Not everything that passes for genre is aimed at a teen audience, either. While Kusama hopes younger people are drawn to her film, “It’s a movie for grown-ups. It’s for people who’ve lived a little and seen the world and know what tenuous times we live in. My goal wasn’t to make people’s skin crawl, but it was to get under their skin.”

More women behind the camera

Women don’t like horror. Or fantasy. Or sci-fi. Uh . . . do they? Actually, some of the more remarkable genre films of the past several decades have been directed by women, almost always with a twist, a subtext, and a few lessons on whom to avoid.

NEAR DARK (1987) Oscar winner Kathryn Bigelow (“The Hurt Locker”) directed this pre-vampire-chic thriller about a farmer’s son (Adrian Pasdar) who is “turned” by an attractive female vamp (Jenny Wright), but then has to protect his family from the thirsty horde. Any comparisons to “Twilight” would probably be on the money. A cult following has attached itself to this nasty little thriller.

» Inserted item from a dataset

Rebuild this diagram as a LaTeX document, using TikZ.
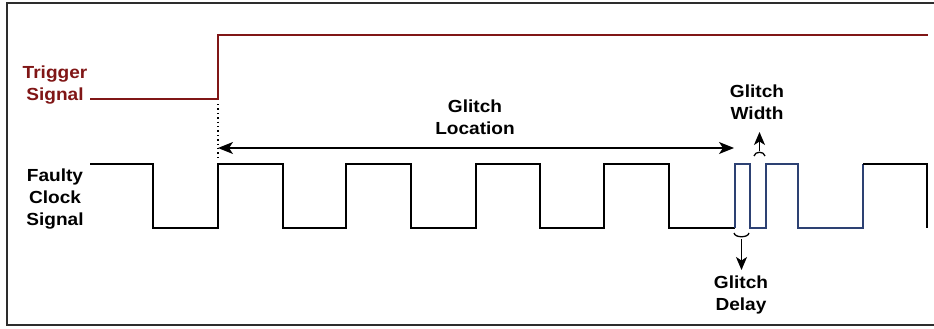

BOXING HELENA (1993) A doctor (Julian Sands), unable to get over a woman with whom he once had an affair (Sherilyn Fenn), takes her captive, amputates her arms and legs and keeps her in a box. The rather controversial debut of then 20-odd-year-old Jennifer Chambers Lynch (“Surveillance,” “The Walking Dead,” “Teen Wolf”).

TROUBLE EVERY DAY (2001) Claire Denis, among the more acclaimed of current French filmmakers, explores the gruesome edges of eroticism, cannibalism and vampirism in this explicit but captivating tale of an American couple (Vincent Gallo, Tricia Vessey) who travel to Paris, where they run into a neuroscientist and the wife he keeps in a cage (Beatrice Dalle). Not for the squeamish, but unforgettable.

AMERICAN PSYCHO (2000) Based on the novel by Bret Easton Ellis and starring Christian Bale, this alternately wry and horrifying 1980s satire showcased the considerable talents of Mary Harron (“I Shot Andy Warhol,” “The Moth Diaries”) and her ability to alchemize thriller tropes and a blackly comic storyline.

TWILIGHT (2008) Yes, Catherine Hardwicke (“Thirteen,” “Lords of Dogtown”) directed the first episode in the megasuccessful vampire series, apparently becoming the first director to lose the job after grossing $400 million at the global box office. We still think it was the best of the bunch (even though the other chapters made more money).